T3 et T'3 divisent AB dans le rapport CA/CB.
La division [ABT3T'3] est harmonique.
Le cercle de diamètre T3T'3 est appelé le cercle d'Apollonius du sommet C,
de centre U3.
Vu autrement, le cercle circonscrit coupe le diamètre T3T'3 du cercle d'Apollonius en A et B
pour former une division harmonique.
Donc le cercle d'Apollonius est orthogonal au cercle circonscrit et CU3 est tangent au cercle circonscrit.
Le point U3 est donc en fait le point R, intersection de AB avec la tangente en C.
les points P, Q, R sont les centres des cercles d'Apollonius du triangle ABC
La droite CC', axe radical des deux cercles, est donc aussi la polaire de R par rapport au cercle circonscrit.
Démontrons que cette polaire est la symédiane.
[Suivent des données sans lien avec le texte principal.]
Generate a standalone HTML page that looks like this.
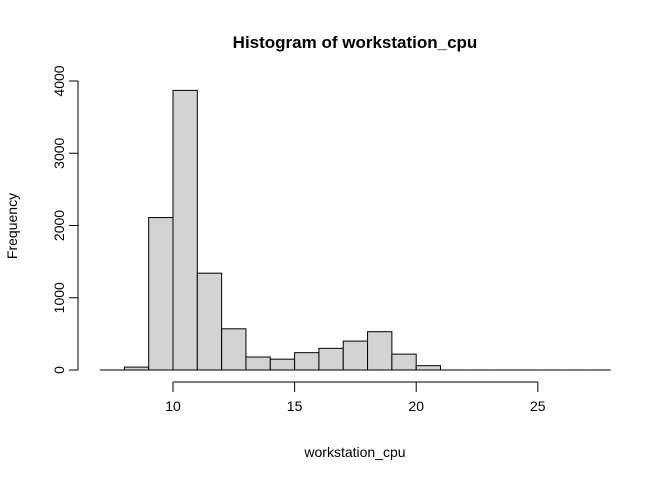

Soit M3 le milieu de AB. La médiatrice MM3 coupe le cercle circonscrit en C3
milieu de l'arc AB opposé à C.
Donc CC3 est la bissectrice de l'angle C. CM3 est la médiane.
Traçons le cercle de diamètre RM. Il passe par C et C' (CM_|_CR) et M3 (MM3_|_M3A)
Les angles inscrits dans ce cercle donnent : C'MM3 = C'CM3
D'autre part dans le cercle circonscrit l'angle au centre C'MC3 est le double
de l'angle inscrit C'CC3
Donc C'CM3 = 2 * C'CC3 ou encore CC3 est la bissectrice de C'CM3,
c'est à dire la droite CC' est la symétrique de la médiane CM3 par rapport à la
bissectrice de l'angle C : CC3.
Donc :
La polaire de R est la symédiane
Finalement les symédianes étant concourantes au point de Lemoine L, leur pôles (les points PQR) sont alignés sur la polaire de L. CQFD.